Icarus (in Press) Link to Article [https://doi.org/10.1016/j.icarus.2019.06.026]
1Université Grenoble Alpes, CNRS, Institut de Planétologie et d’Astrophysique de Grenoble (IPAG), 414 rue de la Piscine, 38400 Saint-Martin d’Hères, France
2Institut Universitaire de France, Paris, France
3Institut de Physique du Globe de Paris (IPGP), 1 Rue Jussieu, 75005 Paris, France
Here were report on a laboratory study aiming to reproduce specificities of near-Earth Asteroid. We study how the elevated surface temperature, their surface roughness (rock or regolith), as well as observation geometry can affect the absorption features detected on asteroids. For that purpose, we selected a recent carbonaceous chondrite fall, the Mukundpura CM2 chondrite which fell in India in June 2017. Bidirectional reflectance spectroscopy was performed to analyze the effect of the geometrical configuration (incidence, emergence and azimuth angle) on the measurement.
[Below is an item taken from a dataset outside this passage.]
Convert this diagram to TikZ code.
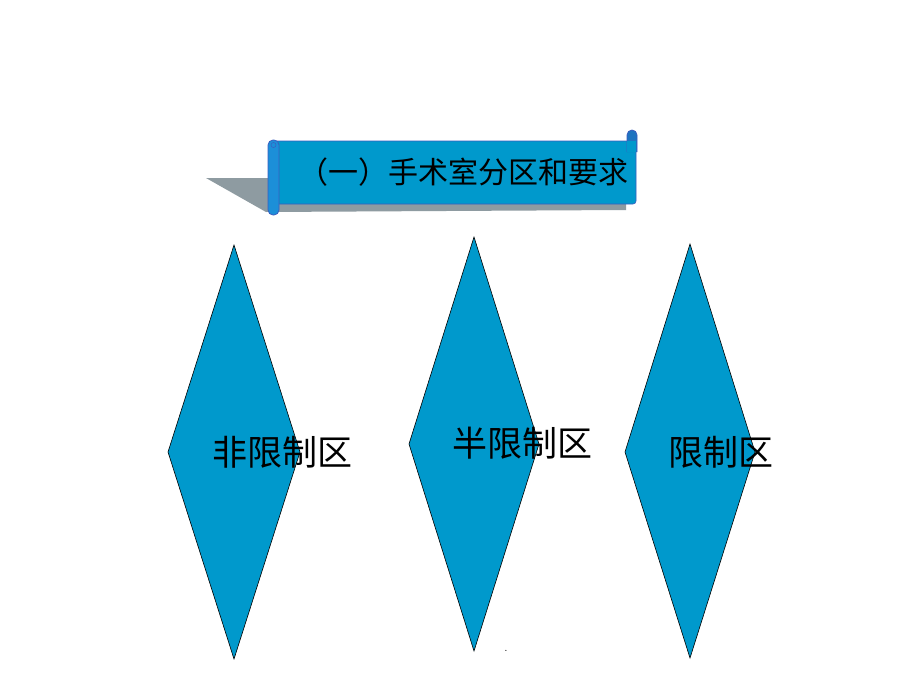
\documentclass[tikz,border=0pt]{standalone}
\usepackage{fontspec}
\newfontfamily\cjk{Noto Sans CJK SC}
\definecolor{zoneblue}{HTML}{0099CC}
\definecolor{rodblue}{HTML}{1C8FD8}
\definecolor{rodedge}{HTML}{3A5DBF}
\definecolor{curlblue}{HTML}{1E74C0}
\definecolor{shadowgray}{HTML}{8E9BA1}
\tikzset{
  zone/.style={fill=zoneblue,draw=black,line width=0.6pt,line join=miter},
  zonelabel/.style={font=\cjk\fontsize{35}{35}\selectfont,text=black,inner sep=0pt},
  titlelabel/.style={font=\cjk\fontsize{30}{30}\selectfont,text=black,inner sep=0pt},
  rod/.style={fill=rodblue,draw=rodedge,line width=0.8pt},
}
\begin{document}
\begin{tikzpicture}[x=1pt,y=-1pt]
\useasboundingbox (0,0) rectangle (920,690);
\fill[white] (0,0) rectangle (920,690);
% banner shadow
\fill[shadowgray] (206,178) -- (275,178) -- (275,203) -- (626,203) -- (626,210) -- (266,212) -- cycle;
% banner body
\draw[fill=zoneblue,draw=rodedge,line width=0.6pt,rounded corners=3pt] (273,141) -- (636,141) -- (636,204) -- (273,204) -- cycle;
% right curl
\draw[rod,fill=curlblue,rounded corners=5pt] (627,152) -- (627,130) -- (637,130) -- (637,152);
\fill[zoneblue] (627.4,141.4) rectangle (635.6,152);
% left rod
\draw[rod,rounded corners=5pt] (268,140) rectangle (279,215);
\draw[rodedge,line width=0.5pt] (273.5,145) circle (2.5pt);
% title
\node[titlelabel] (title) at (463,172) {（一）手术室分区和要求};
% diamonds
\draw[zone] (234,245) coordinate (d1t) -- (300,452) coordinate (d1r) -- (234,659) coordinate (d1b) -- (168,452) coordinate (d1l) -- cycle;
\draw[zone] (474,237) coordinate (d2t) -- (539,444) coordinate (d2r) -- (474,651) coordinate (d2b) -- (409,444) coordinate (d2l) -- cycle;
\draw[zone] (690,244) coordinate (d3t) -- (755,452) coordinate (d3r) -- (690,658) coordinate (d3b) -- (625,452) coordinate (d3l) -- cycle;
% labels
\node[zonelabel] (l1) at (282,452) {非限制区};
\node[zonelabel] (l2) at (522,443) {半限制区};
\node[zonelabel] (l3) at (721,452) {限制区};
\node[font=\fontsize{12}{12}\selectfont,inner sep=0pt,anchor=base] (dot) at (506,651) {.};
\end{tikzpicture}
\end{document}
Our results show that reflectance spectra obtained under warm environment (NEA-like) tends to show shallower absorption bands compared to low-temperature conditions (MBA-like), but still detectable in our experiments under laboratory timescales. Irreversible alteration of the sample because of the warm environment (from room temperature to 250 °C) has been detected as an increase of the spectral slope and a decrease of the band depths (at 0.7 μm, 0.9 μm and 2.7 μm). Comparing the meteoritic chip and the powdered sample, we found that surface texture strongly affects the shape of the reflectance spectra of meteorites and thus of asteroids, where a dust-covered surface presents deeper absorption features. We found that all spectral parameters, such as the reflectance value, spectral slope and possible absorption bands are affected by the geometry of measurement. We observed the disappearance of the 0.7 μm absorption feature at phase angle larger than 120°, but the 3 μm band remains detectable on all measured spectra.